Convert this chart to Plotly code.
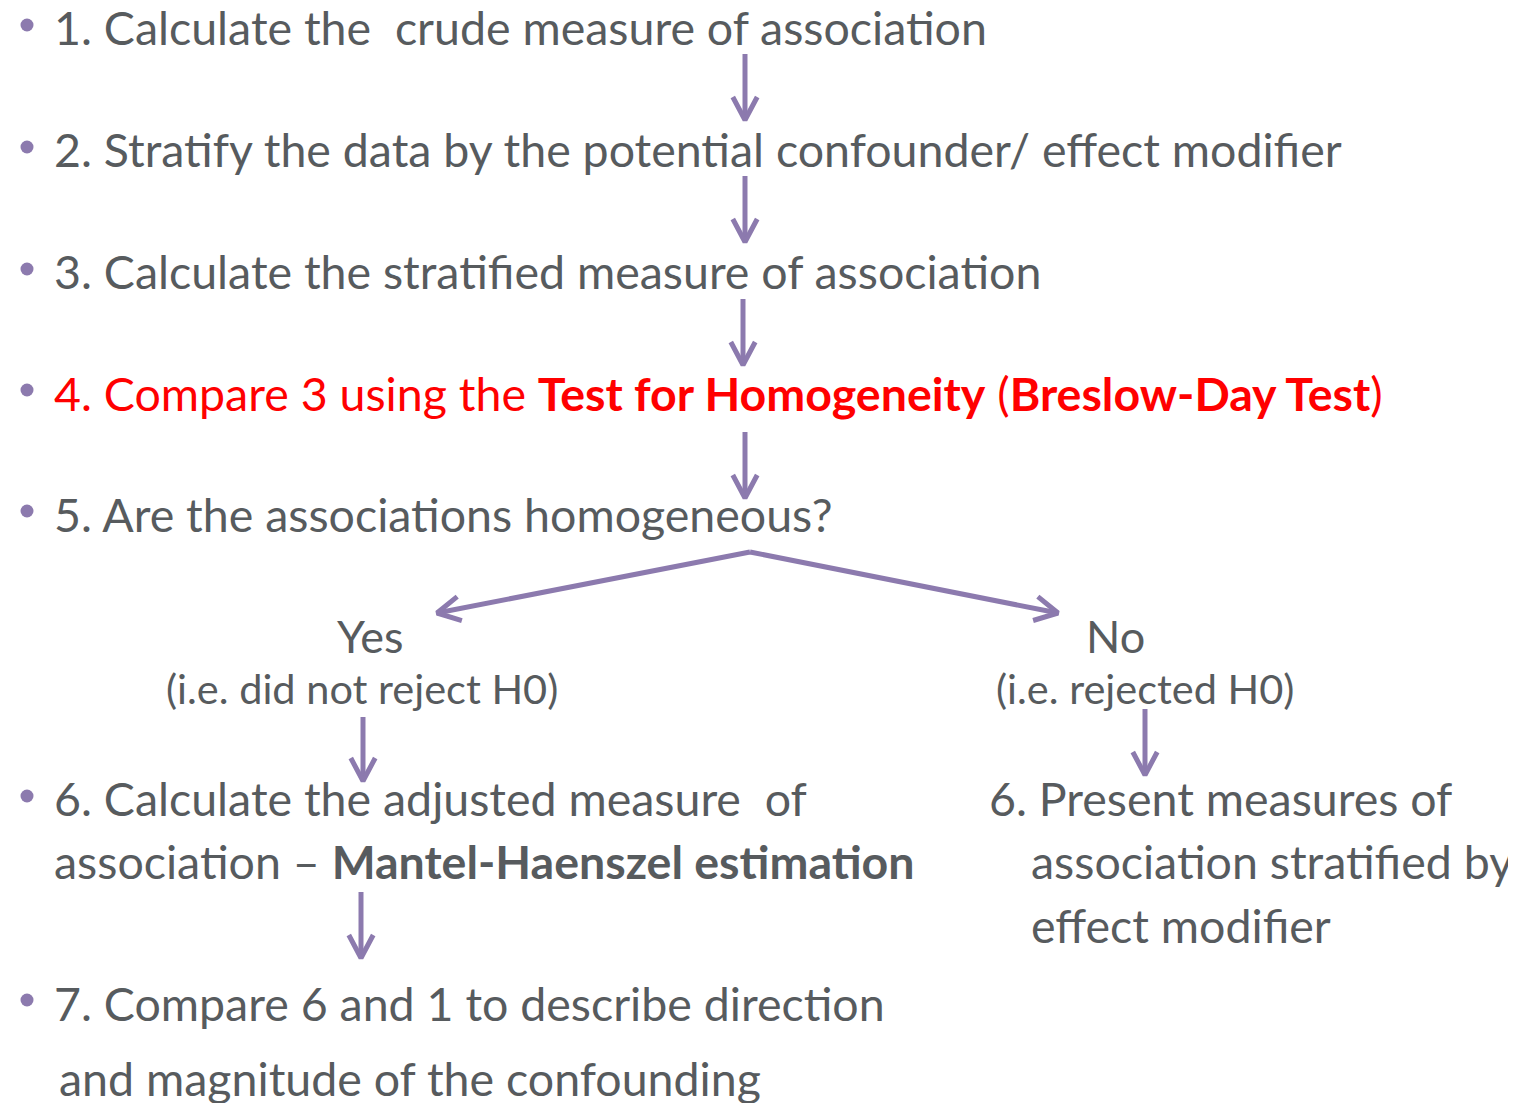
import math
import plotly.graph_objects as go

W, H = 1516, 1103
OFF = 8  # page body margin in the rendered html
FONT = "Lato, Carlito, Calibri, sans-serif"
GRAY = "#575b5e"
RED = "#ff0000"
PURPLE = "#8c7aae"

# Flowchart content
step_texts = [
    "1. Calculate the&nbsp; crude measure of association",
    "2. Stratify the data by the potential confounder/ effect modifier",
    "3. Calculate the stratified measure of association",
    "4. Compare 3 using the <b>Test for Homogeneity</b> (<b>Breslow-Day Test</b>)",
    "5. Are the associations homogeneous?",
    "6. Calculate the adjusted measure&nbsp; of",
    "association – <b>Mantel-Haenszel estimation</b>",
    "7. Compare 6 and 1 to describe direction",
    "and magnitude of the confounding",
    "6. Present measures of",
    "association stratified by",
    "effect modifier",
]
step_x = [52, 52, 52, 52, 52, 52, 52, 52, 57, 987, 1029, 1029]
step_y = [27, 149, 271, 393, 514, 798, 861, 1003, 1078, 798, 861, 925]
step_color = [GRAY, GRAY, GRAY, RED, GRAY, GRAY, GRAY, GRAY, GRAY, GRAY, GRAY, GRAY]

bullet_y = [25, 147, 269, 390, 511, 796, 1000]

branch_texts = ["Yes", "(i.e. did not reject H0)", "No", "(i.e. rejected H0)"]
branch_x = [370, 362, 1115, 1145]
branch_y = [636, 688, 636, 688]
branch_size = [45, 41.5, 45, 41.5]

# arrows: (x0, y0, x1, y1) tail -> tip
arrows = [
    (745, 54, 745, 120),
    (745, 176, 745, 242),
    (743, 299, 743, 365),
    (745, 432, 745, 498),
    (750, 552, 437, 613),
    (750, 552, 1058, 613),
    (363, 717, 363, 781),
    (1145, 709, 1145, 775),
    (361, 892, 361, 958),
]

MAIN_SIZE = 46.5

fig = go.Figure()

for (x0, y0, x1, y1) in arrows:
    fig.add_trace(go.Scatter(x=[x0, x1], y=[y0, y1], mode="lines",
                             line=dict(color=PURPLE, width=5),
                             hoverinfo="skip", showlegend=False))
    ang = math.atan2(y1 - y0, x1 - x0)
    L, a = 26, math.radians(28)
    wx = [x1 - L * math.cos(ang - a), x1, x1 - L * math.cos(ang + a)]
    wy = [y1 - L * math.sin(ang - a), y1, y1 - L * math.sin(ang + a)]
    fig.add_trace(go.Scatter(x=wx, y=wy, mode="lines",
                             line=dict(color=PURPLE, width=5),
                             hoverinfo="skip", showlegend=False))

fig.add_trace(go.Scatter(x=[27] * len(bullet_y), y=bullet_y, mode="markers",
                         marker=dict(color=PURPLE, size=13),
                         hoverinfo="skip", showlegend=False))

for t, x, y, c in zip(step_texts, step_x, step_y, step_color):
    fig.add_annotation(x=x, y=y, text=t, showarrow=False, xanchor="left",
                       yanchor="middle", font=dict(family=FONT, size=MAIN_SIZE, color=c))

for t, x, y, s in zip(branch_texts, branch_x, branch_y, branch_size):
    fig.add_annotation(x=x, y=y, text=t, showarrow=False, xanchor="center",
                       yanchor="middle", font=dict(family=FONT, size=s, color=GRAY))

fig.update_layout(
    width=W, height=H, margin=dict(l=0, r=0, t=0, b=0),
    paper_bgcolor="white", plot_bgcolor="white",
    xaxis=dict(range=[OFF, W + OFF], visible=False, fixedrange=True),
    yaxis=dict(range=[H + OFF, OFF], visible=False, fixedrange=True),
)
fig.write_html("out.html")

*What you are asked to do*: Pictures stay out. Repeat only the lines from the beginning of the data through the line that has "fig = go.Figure()".

*Exercise solution*:
Convert this chart to Plotly code.
import math
import plotly.graph_objects as go

W, H = 1516, 1103
OFF = 8  # page body margin in the rendered html
FONT = "Lato, Carlito, Calibri, sans-serif"
GRAY = "#575b5e"
RED = "#ff0000"
PURPLE = "#8c7aae"

# Flowchart content
step_texts = [
    "1. Calculate the&nbsp; crude measure of association",
    "2. Stratify the data by the potential confounder/ effect modifier",
    "3. Calculate the stratified measure of association",
    "4. Compare 3 using the <b>Test for Homogeneity</b> (<b>Breslow-Day Test</b>)",
    "5. Are the associations homogeneous?",
    "6. Calculate the adjusted measure&nbsp; of",
    "association – <b>Mantel-Haenszel estimation</b>",
    "7. Compare 6 and 1 to describe direction",
    "and magnitude of the confounding",
    "6. Present measures of",
    "association stratified by",
    "effect modifier",
]
step_x = [52, 52, 52, 52, 52, 52, 52, 52, 57, 987, 1029, 1029]
step_y = [27, 149, 271, 393, 514, 798, 861, 1003, 1078, 798, 861, 925]
step_color = [GRAY, GRAY, GRAY, RED, GRAY, GRAY, GRAY, GRAY, GRAY, GRAY, GRAY, GRAY]

bullet_y = [25, 147, 269, 390, 511, 796, 1000]

branch_texts = ["Yes", "(i.e. did not reject H0)", "No", "(i.e. rejected H0)"]
branch_x = [370, 362, 1115, 1145]
branch_y = [636, 688, 636, 688]
branch_size = [45, 41.5, 45, 41.5]

# arrows: (x0, y0, x1, y1) tail -> tip
arrows = [
    (745, 54, 745, 120),
    (745, 176, 745, 242),
    (743, 299, 743, 365),
    (745, 432, 745, 498),
    (750, 552, 437, 613),
    (750, 552, 1058, 613),
    (363, 717, 363, 781),
    (1145, 709, 1145, 775),
    (361, 892, 361, 958),
]

MAIN_SIZE = 46.5

fig = go.Figure()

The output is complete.